Challenge :: Your task is to copy the lines between the line containing "The picture is" and the line containing "m3fd_cv = [0.49, 0.50, 0.85, 0.98, 0.73, 0.65, 0.52, 1.00, 0.64]", counting both of those lines, and to emit nothing more.

[Start Input data]

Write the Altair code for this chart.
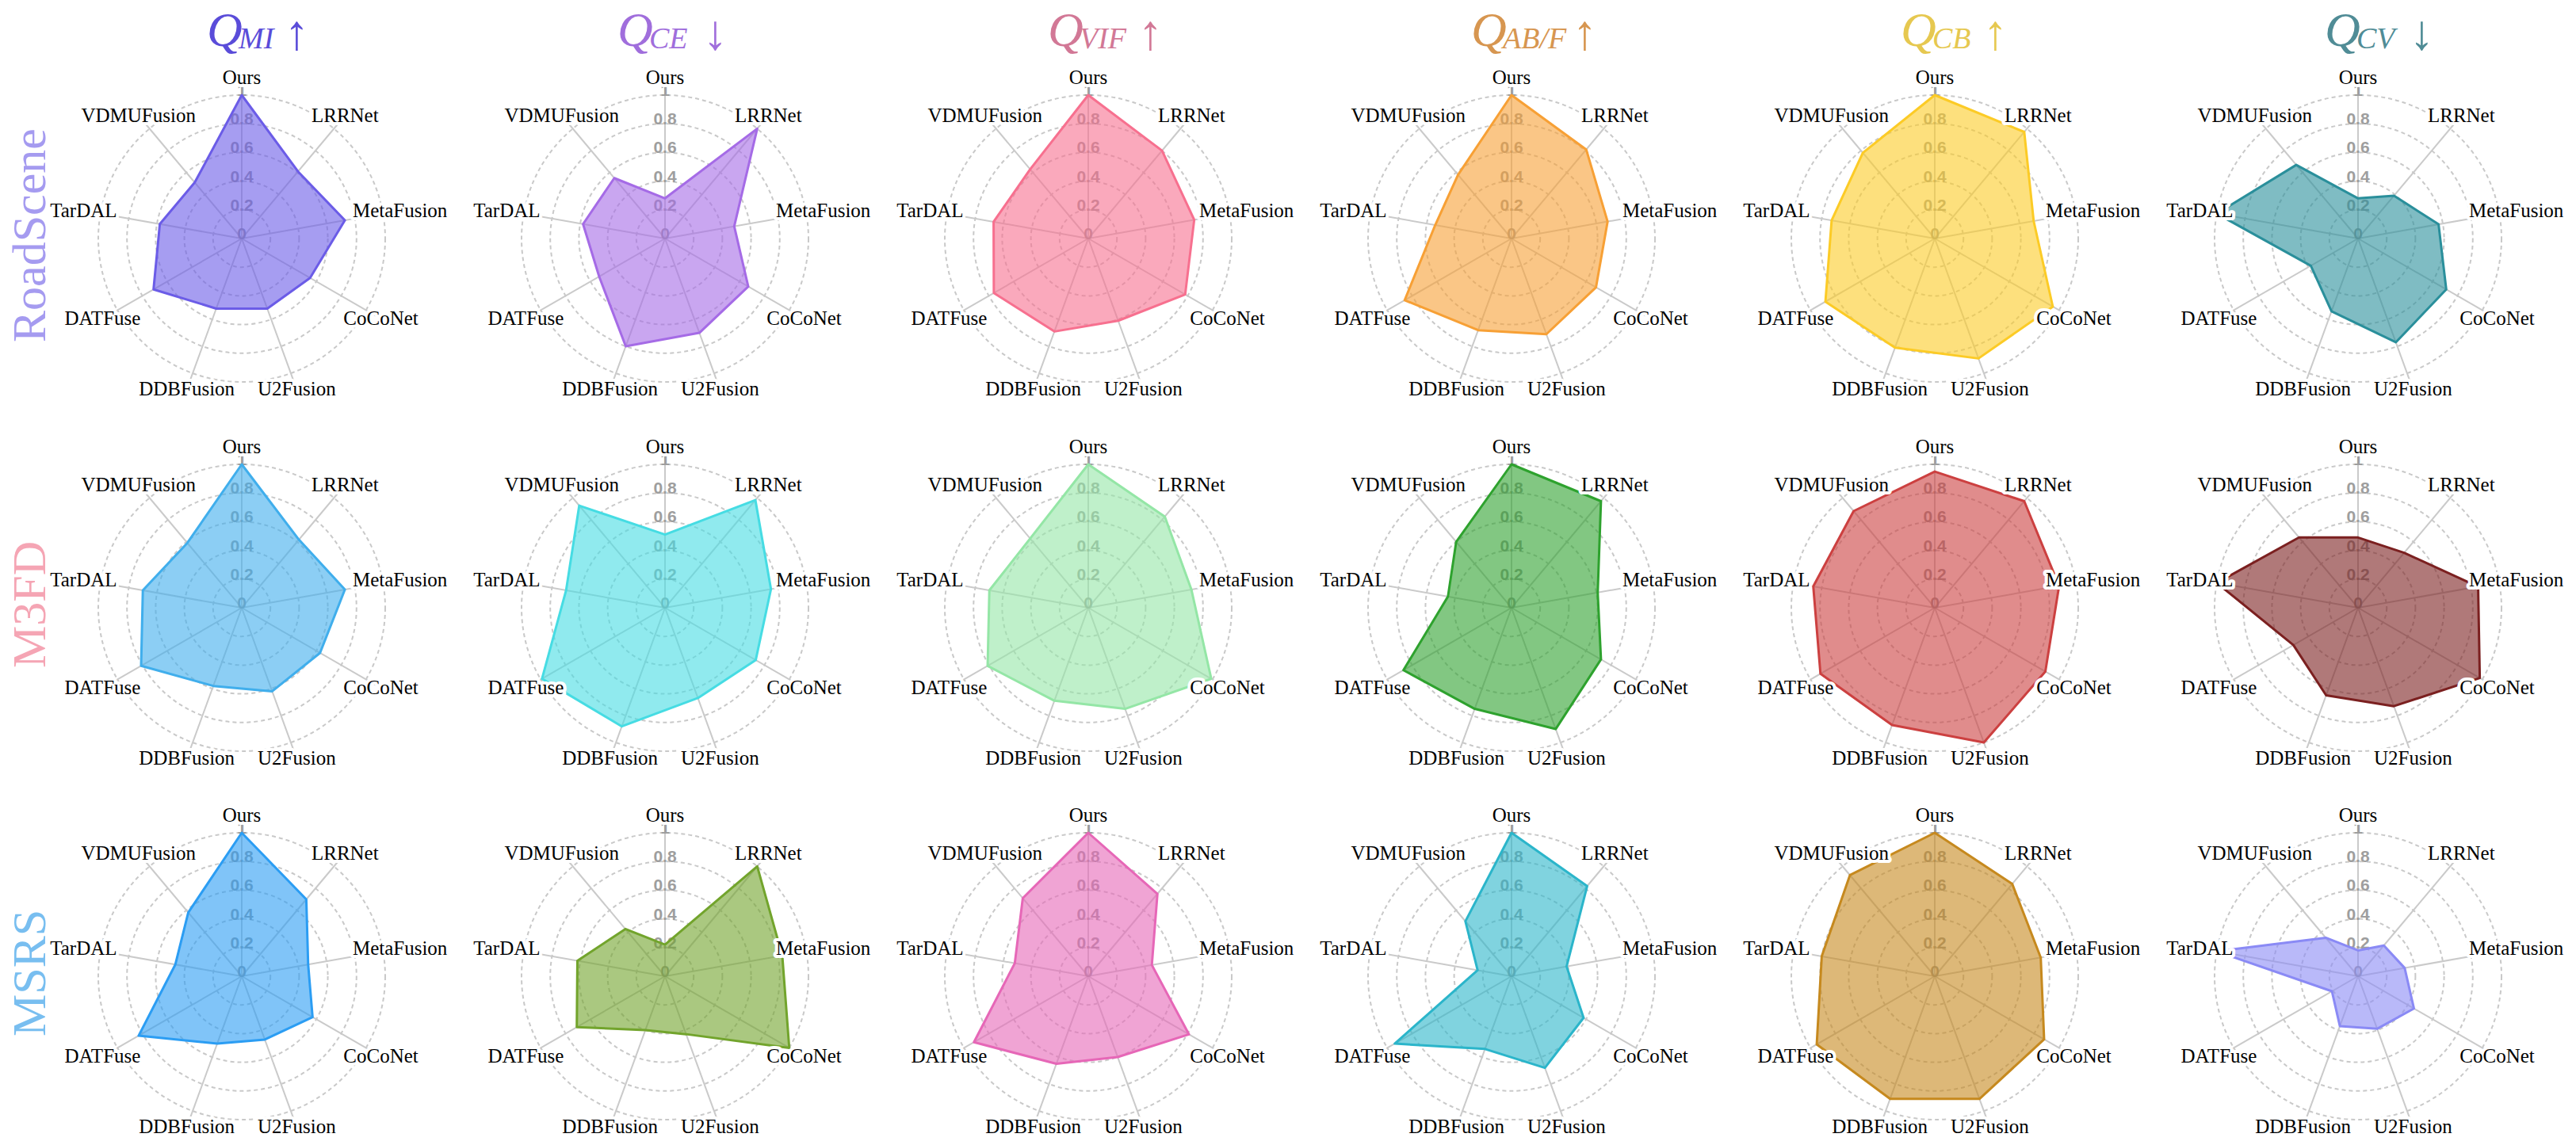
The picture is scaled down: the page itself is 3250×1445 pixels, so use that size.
import math
import altair as alt
import pandas as pd

# ---------------- data ----------------
methods = ["Ours", "LRRNet", "MetaFusion", "CoCoNet", "U2Fusion",
           "DDBFusion", "DATFuse", "TarDAL", "VDMUFusion"]
datasets = ["RoadScene", "M3FD", "MSRS"]
metric_subs = ["MI", "CE", "VIF", "AB/F", "CB", "CV"]
metric_arrows = ["↑", "↓", "↑", "↑", "↑", "↓"]
tick_values = [0, 0.2, 0.4, 0.6, 0.8, 1.0]
tick_labels = ["0", "0.2", "0.4", "0.6", "0.8", "1"]
ring_values = [0.2, 0.4, 0.6, 0.8, 1.0]

# order of every list: Ours, LRRNet, MetaFusion, CoCoNet, U2Fusion, DDBFusion, DATFuse, TarDAL, VDMUFusion
roadscene_mi = [1.00, 0.61, 0.73, 0.55, 0.52, 0.52, 0.71, 0.58, 0.51]
roadscene_ce = [0.28, 1.00, 0.49, 0.67, 0.70, 0.80, 0.53, 0.58, 0.55]
roadscene_vif = [1.00, 0.80, 0.75, 0.78, 0.61, 0.69, 0.76, 0.67, 0.63]
roadscene_abf = [1.00, 0.81, 0.68, 0.68, 0.71, 0.68, 0.86, 0.54, 0.58]
roadscene_cb = [1.00, 0.97, 0.70, 0.95, 0.89, 0.81, 0.88, 0.73, 0.78]
roadscene_cv = [0.28, 0.39, 0.57, 0.71, 0.77, 0.54, 0.38, 1.00, 0.67]

m3fd_mi = [1.00, 0.62, 0.73, 0.63, 0.62, 0.58, 0.81, 0.70, 0.59]
m3fd_ce = [0.51, 0.98, 0.75, 0.73, 0.67, 0.88, 0.99, 0.70, 0.93]
m3fd_vif = [1.00, 0.83, 0.73, 0.99, 0.75, 0.69, 0.81, 0.70, 0.63]
m3fd_abf = [1.00, 0.97, 0.61, 0.72, 0.90, 0.75, 0.87, 0.45, 0.60]
m3fd_cb = [0.95, 0.97, 0.88, 0.89, 1.00, 0.87, 0.92, 0.86, 0.88]
m3fd_cv = [0.49, 0.50, 0.85, 0.98, 0.73, 0.65, 0.52, 1.00, 0.64]

msrs_mi = [1.00, 0.70, 0.47, 0.57, 0.47, 0.50, 0.83, 0.47, 0.58]
msrs_ce = [0.22, 1.00, 0.83, 1.00, 0.43, 0.40, 0.71, 0.62, 0.43]
msrs_vif = [1.00, 0.75, 0.45, 0.81, 0.60, 0.65, 0.92, 0.52, 0.71]
msrs_abf = [1.00, 0.82, 0.39, 0.58, 0.68, 0.54, 0.94, 0.24, 0.50]
msrs_cb = [1.00, 0.84, 0.75, 0.88, 0.91, 0.91, 0.95, 0.80, 0.92]
msrs_cv = [0.18, 0.28, 0.33, 0.45, 0.39, 0.37, 0.21, 1.00, 0.35]

panel_values = [
    [roadscene_mi, roadscene_ce, roadscene_vif, roadscene_abf, roadscene_cb, roadscene_cv],
    [m3fd_mi, m3fd_ce, m3fd_vif, m3fd_abf, m3fd_cb, m3fd_cv],
    [msrs_mi, msrs_ce, msrs_vif, msrs_abf, msrs_cb, msrs_cv],
]

# ---------------- style ----------------
panel_colors = [
    ["#6B5CE7", "#A56BE6", "#F7708F", "#F7A035", "#FCCB26", "#2A8F9B"],
    ["#40AEEC", "#46DCE3", "#94E6A6", "#2EA22E", "#CC4040", "#7B2020"],
    ["#2B9DF3", "#72A42C", "#E667B7", "#2BB5CA", "#C6891E", "#8A8AF5"],
]
title_colors = ["#5A4CD9", "#A06EDC", "#D27896", "#D79650", "#E6C850", "#508C96"]
row_label_colors = ["#A59BF0", "#F5A5B4", "#78BEF0"]

K = 181.0          # pixels for a radius of 1
LEFT0 = 296        # first column: pixels left of centre
HALF_W = 267
ROW_TOP = [226, 233, 232]
ROW_BOT = [233, 233, 203]
TITLE_H = 67
SPOKE_R = 1.08
LABEL_R = 1.12
q_dx = [-44, -60, -51, -51, -43, -42]
arrow_dx = [54, 48, 63, 77, 61, 65]

N = len(methods)
ANG = "PI/2 - datum.idx*2*PI/%d" % N


def panel(vals, color, r, c):
    left = LEFT0 if c == 0 else HALF_W
    W = left + HALF_W
    top, bot = ROW_TOP[r], ROW_BOT[r]
    H = top + bot
    xs = alt.Scale(domain=[-left / K, HALF_W / K], nice=False, zero=False)
    ys = alt.Scale(domain=[-bot / K, top / K], nice=False, zero=False)

    df = pd.DataFrame({"method": methods, "idx": list(range(N)), "value": vals})
    base = alt.Chart(df).transform_calculate(ang=ANG)

    rings = alt.Chart(pd.DataFrame({"r": ring_values})).transform_calculate(
        cx="0", cy="0", s="pow(2*datum.r*%f, 2)" % K
    ).mark_point(
        shape="circle", filled=False, color="#C9C9C9", opacity=1,
        strokeWidth=2, strokeDash=[5, 4]
    ).encode(
        x=alt.X("cx:Q", scale=xs, axis=None),
        y=alt.Y("cy:Q", scale=ys, axis=None),
        size=alt.Size("s:Q", scale=None, legend=None),
    )

    spokes = base.transform_calculate(
        zx="0", zy="0",
        ex="%f*cos(datum.ang)" % SPOKE_R, ey="%f*sin(datum.ang)" % SPOKE_R,
    ).mark_rule(color="#CACACA", strokeWidth=2).encode(
        x=alt.X("zx:Q", scale=xs, axis=None),
        y=alt.Y("zy:Q", scale=ys, axis=None),
        x2="ex:Q", y2="ey:Q",
    )

    ticks = alt.Chart(pd.DataFrame({"t": tick_values, "lab": tick_labels})).transform_calculate(
        zx="0"
    ).mark_text(
        font="Liberation Sans", fontSize=21, fontWeight="bold", color="#9E9E9E",
        dy=-5, baseline="middle", align="center"
    ).encode(
        x=alt.X("zx:Q", scale=xs, axis=None),
        y=alt.Y("t:Q", scale=ys, axis=None),
        text="lab:N",
    )

    poly = base.transform_calculate(
        px="datum.value*cos(datum.ang)", py="datum.value*sin(datum.ang)"
    ).mark_line(
        color=color, fill=color, fillOpacity=0.6, strokeWidth=3,
        interpolate="linear-closed", strokeJoin="round"
    ).encode(
        x=alt.X("px:Q", scale=xs, axis=None),
        y=alt.Y("py:Q", scale=ys, axis=None),
        order=alt.Order("idx:Q"),
    )

    labs = base.transform_calculate(
        lx="%f*cos(datum.ang)" % LABEL_R, ly="%f*sin(datum.ang)" % LABEL_R
    )
    lab_enc = dict(
        x=alt.X("lx:Q", scale=xs, axis=None),
        y=alt.Y("ly:Q", scale=ys, axis=None),
        text="method:N",
    )
    halo = labs.mark_text(
        font="Liberation Serif", fontSize=25, color="white", stroke="white",
        strokeWidth=8, strokeJoin="round", baseline="middle", align="center"
    ).encode(**lab_enc)
    names = labs.mark_text(
        font="Liberation Serif", fontSize=25, color="black",
        baseline="middle", align="center"
    ).encode(**lab_enc)

    layers = [rings, spokes, ticks, poly, halo, names]
    if c == 0:
        rl = alt.Chart(pd.DataFrame({"name": [datasets[r]]})).mark_text(
            font="Liberation Serif", fontSize=60, angle=270, align="center",
            baseline="alphabetic", color=row_label_colors[r]
        ).encode(x=alt.value(48), y=alt.value(top - 4), text="name:N")
        layers.append(rl)
    return alt.layer(*layers).properties(width=W, height=H)


def title_chart(c):
    left = LEFT0 if c == 0 else HALF_W
    W = left + HALF_W
    cx = left
    d = pd.DataFrame({"q": ["Q"], "sub": [metric_subs[c]], "arrow": [metric_arrows[c]]})
    b = alt.Chart(d)
    col = title_colors[c]
    q = b.mark_text(font="Liberation Serif", fontStyle="italic", fontSize=62,
                    align="left", baseline="alphabetic", color=col).encode(
        x=alt.value(cx + q_dx[c]), y=alt.value(50), text="q:N")
    sub = b.mark_text(font="Liberation Serif", fontStyle="italic", fontSize=38,
                      align="left", baseline="alphabetic", color=col).encode(
        x=alt.value(cx + q_dx[c] + 40), y=alt.value(53), text="sub:N")
    arr = b.mark_text(font="Liberation Serif", fontSize=62,
                      align="left", baseline="alphabetic", color=col).encode(
        x=alt.value(cx + arrow_dx[c]), y=alt.value(54), text="arrow:N")
    return alt.layer(q, sub, arr).properties(width=W, height=TITLE_H)


title_row = alt.HConcatChart(hconcat=[title_chart(c) for c in range(6)], spacing=0)
rows = [
    alt.HConcatChart(
        hconcat=[panel(panel_values[r][c], panel_colors[r][c], r, c) for c in range(6)],
        spacing=0,
    )
    for r in range(3)
]

chart = alt.VConcatChart(
    vconcat=[title_row] + rows, spacing=0, padding=0, background="white"
).configure_view(stroke=None)

chart.save("out.html", embed_options={"renderer": "svg", "actions": False})
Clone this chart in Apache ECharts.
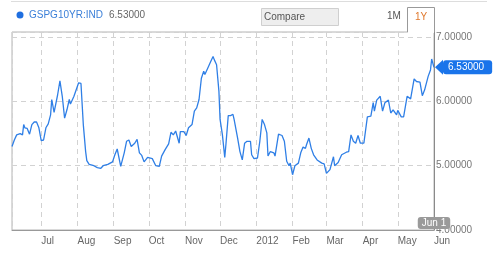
<!DOCTYPE html>
<html><head><meta charset="utf-8">
<script src="https://cdn.jsdelivr.net/npm/echarts@6/dist/echarts.min.js"></script>
<style>html,body{margin:0;padding:0;background:#fff}#c{width:500px;height:254px}</style>
</head><body><div id="c"></div>
<script>
const ticker = 'GSPG10YR:IND';
const dates = ['2011-06-06','2011-06-08','2011-06-10','2011-06-13','2011-06-15','2011-06-16','2011-06-17','2011-06-19','2011-06-21','2011-06-23','2011-06-25','2011-06-27','2011-06-29',
'2011-07-01','2011-07-03','2011-07-05','2011-07-07','2011-07-09','2011-07-10','2011-07-12','2011-07-13','2011-07-15','2011-07-17','2011-07-19','2011-07-21','2011-07-23','2011-07-25','2011-07-26','2011-07-29',
'2011-08-02','2011-08-04','2011-08-06','2011-08-08','2011-08-09','2011-08-11','2011-08-15','2011-08-18','2011-08-21','2011-08-23','2011-08-27','2011-08-31',
'2011-09-02','2011-09-04','2011-09-07','2011-09-10','2011-09-12','2011-09-14','2011-09-16','2011-09-19','2011-09-21','2011-09-23','2011-09-25','2011-09-27','2011-09-30',
'2011-10-01','2011-10-04','2011-10-07','2011-10-10','2011-10-12','2011-10-15','2011-10-18','2011-10-20','2011-10-22','2011-10-24','2011-10-27','2011-10-28','2011-10-31',
'2011-11-02','2011-11-04','2011-11-07','2011-11-09','2011-11-11','2011-11-13','2011-11-15','2011-11-17','2011-11-18','2011-11-21','2011-11-23','2011-11-25','2011-11-26','2011-11-28','2011-11-30',
'2011-12-01','2011-12-03','2011-12-05','2011-12-06','2011-12-08','2011-12-10','2011-12-12','2011-12-13','2011-12-16','2011-12-18','2011-12-20','2011-12-22','2011-12-24','2011-12-27','2011-12-28','2011-12-30',
'2012-01-02','2012-01-04','2012-01-06','2012-01-08','2012-01-10','2012-01-11','2012-01-13','2012-01-16','2012-01-17','2012-01-20','2012-01-23','2012-01-25','2012-01-27','2012-01-29','2012-01-30',
'2012-02-01','2012-02-03','2012-02-06','2012-02-08','2012-02-10','2012-02-12','2012-02-13','2012-02-15','2012-02-17','2012-02-19','2012-02-22','2012-02-26','2012-02-28',
'2012-03-01','2012-03-04','2012-03-07','2012-03-08','2012-03-11','2012-03-14','2012-03-18','2012-03-20','2012-03-22','2012-03-24','2012-03-26','2012-03-28','2012-03-30',
'2012-04-02','2012-04-05','2012-04-08','2012-04-10','2012-04-11','2012-04-13','2012-04-16','2012-04-18','2012-04-20','2012-04-23','2012-04-25','2012-04-27','2012-04-30',
'2012-05-01','2012-05-04','2012-05-06','2012-05-09','2012-05-12','2012-05-15','2012-05-17','2012-05-20','2012-05-22','2012-05-24','2012-05-27','2012-05-29','2012-05-30',
'2012-06-01'];
const values = [5.30,5.40,5.48,5.50,5.48,5.64,5.59,5.58,5.49,5.64,5.68,5.68,5.59,
5.39,5.40,5.59,5.65,5.79,6.03,5.83,5.82,6.10,6.32,6.08,5.74,5.87,6.03,5.96,6.08,
6.29,6.28,5.64,5.22,5.08,5.02,5.00,4.97,4.96,5.00,5.02,5.06,
5.17,5.26,4.99,5.20,5.38,5.40,5.30,5.35,5.41,5.20,5.16,5.06,5.13,
5.14,5.11,5.00,4.99,5.15,5.25,5.34,5.52,5.48,5.54,5.35,5.53,5.53,
5.47,5.59,5.64,5.85,5.90,6.03,6.36,6.47,6.42,6.54,6.62,6.70,6.65,6.57,6.16,
5.72,5.48,5.13,5.33,5.78,5.78,5.80,5.72,5.43,5.22,5.09,5.35,5.38,5.38,5.17,5.11,
5.12,5.38,5.72,5.64,5.51,5.15,5.22,5.20,5.15,5.49,5.47,5.38,5.07,5.00,5.04,
4.86,5.00,5.04,5.20,5.29,5.27,5.33,5.43,5.27,5.17,5.09,5.04,5.03,
4.88,4.94,5.14,5.00,5.05,5.17,5.21,5.22,5.48,5.38,5.35,5.47,5.35,
5.35,5.76,5.77,5.98,5.85,6.02,6.08,5.85,5.98,6.02,5.82,5.87,5.79,
5.86,5.76,5.76,6.08,6.04,6.35,6.31,6.30,6.09,6.18,6.39,6.49,6.66,
6.53];
const monthLabels = ['Jan','Feb','Mar','Apr','May','Jun','Jul','Aug','Sep','Oct','Nov','Dec'];
const xStart = '2011-06-06';
const xEnd = '2012-06-01';
const yMin = 4, yMax = 7.08, yStep = 1;

function parseD(s){const p=s.split('-').map(Number);return new Date(p[0],p[1]-1,p[2]).getTime();}
const lastValue = values[values.length-1];
const lastDate = parseD(dates[dates.length-1]);
const seriesData = dates.map((d,i)=>[parseD(d), values[i]]);
const FONT = 'Liberation Sans, Arial, sans-serif';
const FS = 10;
const DAY = 86400000;

const chart = echarts.init(document.getElementById('c'), null, {renderer:'canvas'});
chart.setOption({
  animation:false,
  backgroundColor:'#fff',
  textStyle:{fontFamily:FONT},
  axisPointer:{triggerOn:'none'},
  grid:{left:12, right:66, top:32, bottom:24, show:true, borderColor:'#b4b4b4', borderWidth:1},
  xAxis:{
    type:'time', min:parseD(xStart), max:parseD(xEnd),
    splitNumber:12, minInterval:28*DAY, maxInterval:31*DAY,
    axisLine:{show:true, lineStyle:{color:'#999'}},
    axisTick:{show:false},
    splitLine:{show:true, lineStyle:{color:'#d2d2d2', type:[5,4], width:1}},
    axisLabel:{
      color:'#666', fontSize:FS, fontFamily:FONT, align:'left', margin:6, hideOverlap:false,
      formatter:function(v){const d=new Date(v); if(d.getDate()!==1) return ''; return d.getMonth()===0? String(d.getFullYear()) : monthLabels[d.getMonth()];}
    },
    axisPointer:{
      show:true, status:'show', value:lastDate, triggerTooltip:false, type:'line',
      lineStyle:{color:'#8a8a8a', width:1, type:'solid'},
      label:{show:true, backgroundColor:'#9a9a9a', color:'#fff', fontSize:FS, fontFamily:FONT, padding:[1,4,1,4], margin:-13,
        formatter:function(p){const d=new Date(p.value); return monthLabels[d.getMonth()]+' '+d.getDate();}}
    }
  },
  yAxis:{
    type:'value', position:'right', min:yMin, max:yMax, interval:yStep,
    axisLine:{show:true, lineStyle:{color:'#8a8a8a'}},
    axisTick:{show:false},
    splitLine:{show:true, lineStyle:{color:'#d2d2d2', type:[5,4], width:1}},
    axisLabel:{color:'#777', fontSize:FS, fontFamily:FONT, margin:2, showMaxLabel:false, padding:[4,0,0,0],
      formatter:function(v){return v.toFixed(5);}},
    axisPointer:{
      show:true, status:'show', value:lastValue, triggerTooltip:false, type:'line',
      lineStyle:{color:'rgba(0,0,0,0)', width:0},
      label:{show:true, backgroundColor:'#1a74ea', color:'#fff', fontSize:FS, fontFamily:FONT, padding:[2,8,2,5], margin:9,
        formatter:function(p){return Number(p.value).toFixed(5);}}
    }
  },
  series:[{
    type:'line', data:seriesData, showSymbol:false, symbol:'none',
    lineStyle:{color:'#2f7fe6', width:1.3},
    markPoint:{
      symbol:'triangle', symbolSize:[15,8], symbolRotate:90, symbolOffset:[5,0],
      itemStyle:{color:'#1a74ea'}, label:{show:false}, silent:true,
      data:[{coord:[lastDate, lastValue]}]
    }
  }],
  graphic:[
    {type:'line', shape:{x1:11, y1:1.5, x2:487, y2:1.5}, style:{stroke:'#dddddd', lineWidth:1}, z:100},
    {type:'circle', shape:{cx:20, cy:15, r:3.5}, style:{fill:'#1f6fe0'}, z:100},
    {type:'text', x:29, y:15, style:{text:ticker, fill:'#3a7fd8', font:FS+'px '+FONT, verticalAlign:'middle'}, z:100},
    {type:'text', x:109, y:15, style:{text:lastValue.toFixed(5), fill:'#666', font:FS+'px '+FONT, verticalAlign:'middle'}, z:100},
    {type:'rect', shape:{x:261.5, y:8.5, width:77, height:17}, style:{fill:'#eeeeee', stroke:'#cfcfcf', lineWidth:1}, z:100},
    {type:'text', x:264, y:17, style:{text:'Compare', fill:'#555', font:FS+'px '+FONT, verticalAlign:'middle'}, z:100},
    {type:'text', x:387, y:16, style:{text:'1M', fill:'#555', font:FS+'px '+FONT, verticalAlign:'middle'}, z:100},
    {type:'line', shape:{x1:408, y1:32, x2:434, y2:32}, style:{stroke:'#ffffff', lineWidth:2}, z:100},
    {type:'polyline', shape:{points:[[407.5,32],[407.5,7.5],[434.5,7.5],[434.5,32]]}, style:{stroke:'#999', fill:null, lineWidth:1}, z:101},
    {type:'text', x:415, y:17, style:{text:'1Y', fill:'#e0782c', font:FS+'px '+FONT, verticalAlign:'middle'}, z:101}
  ]
});
</script></body></html>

[End Input data]

Answer to the exercise ::
The picture is scaled down: the page itself is 3250×1445 pixels, so use that size.
import math
import altair as alt
import pandas as pd

# ---------------- data ----------------
methods = ["Ours", "LRRNet", "MetaFusion", "CoCoNet", "U2Fusion",
           "DDBFusion", "DATFuse", "TarDAL", "VDMUFusion"]
datasets = ["RoadScene", "M3FD", "MSRS"]
metric_subs = ["MI", "CE", "VIF", "AB/F", "CB", "CV"]
metric_arrows = ["↑", "↓", "↑", "↑", "↑", "↓"]
tick_values = [0, 0.2, 0.4, 0.6, 0.8, 1.0]
tick_labels = ["0", "0.2", "0.4", "0.6", "0.8", "1"]
ring_values = [0.2, 0.4, 0.6, 0.8, 1.0]

# order of every list: Ours, LRRNet, MetaFusion, CoCoNet, U2Fusion, DDBFusion, DATFuse, TarDAL, VDMUFusion
roadscene_mi = [1.00, 0.61, 0.73, 0.55, 0.52, 0.52, 0.71, 0.58, 0.51]
roadscene_ce = [0.28, 1.00, 0.49, 0.67, 0.70, 0.80, 0.53, 0.58, 0.55]
roadscene_vif = [1.00, 0.80, 0.75, 0.78, 0.61, 0.69, 0.76, 0.67, 0.63]
roadscene_abf = [1.00, 0.81, 0.68, 0.68, 0.71, 0.68, 0.86, 0.54, 0.58]
roadscene_cb = [1.00, 0.97, 0.70, 0.95, 0.89, 0.81, 0.88, 0.73, 0.78]
roadscene_cv = [0.28, 0.39, 0.57, 0.71, 0.77, 0.54, 0.38, 1.00, 0.67]

m3fd_mi = [1.00, 0.62, 0.73, 0.63, 0.62, 0.58, 0.81, 0.70, 0.59]
m3fd_ce = [0.51, 0.98, 0.75, 0.73, 0.67, 0.88, 0.99, 0.70, 0.93]
m3fd_vif = [1.00, 0.83, 0.73, 0.99, 0.75, 0.69, 0.81, 0.70, 0.63]
m3fd_abf = [1.00, 0.97, 0.61, 0.72, 0.90, 0.75, 0.87, 0.45, 0.60]
m3fd_cb = [0.95, 0.97, 0.88, 0.89, 1.00, 0.87, 0.92, 0.86, 0.88]
m3fd_cv = [0.49, 0.50, 0.85, 0.98, 0.73, 0.65, 0.52, 1.00, 0.64]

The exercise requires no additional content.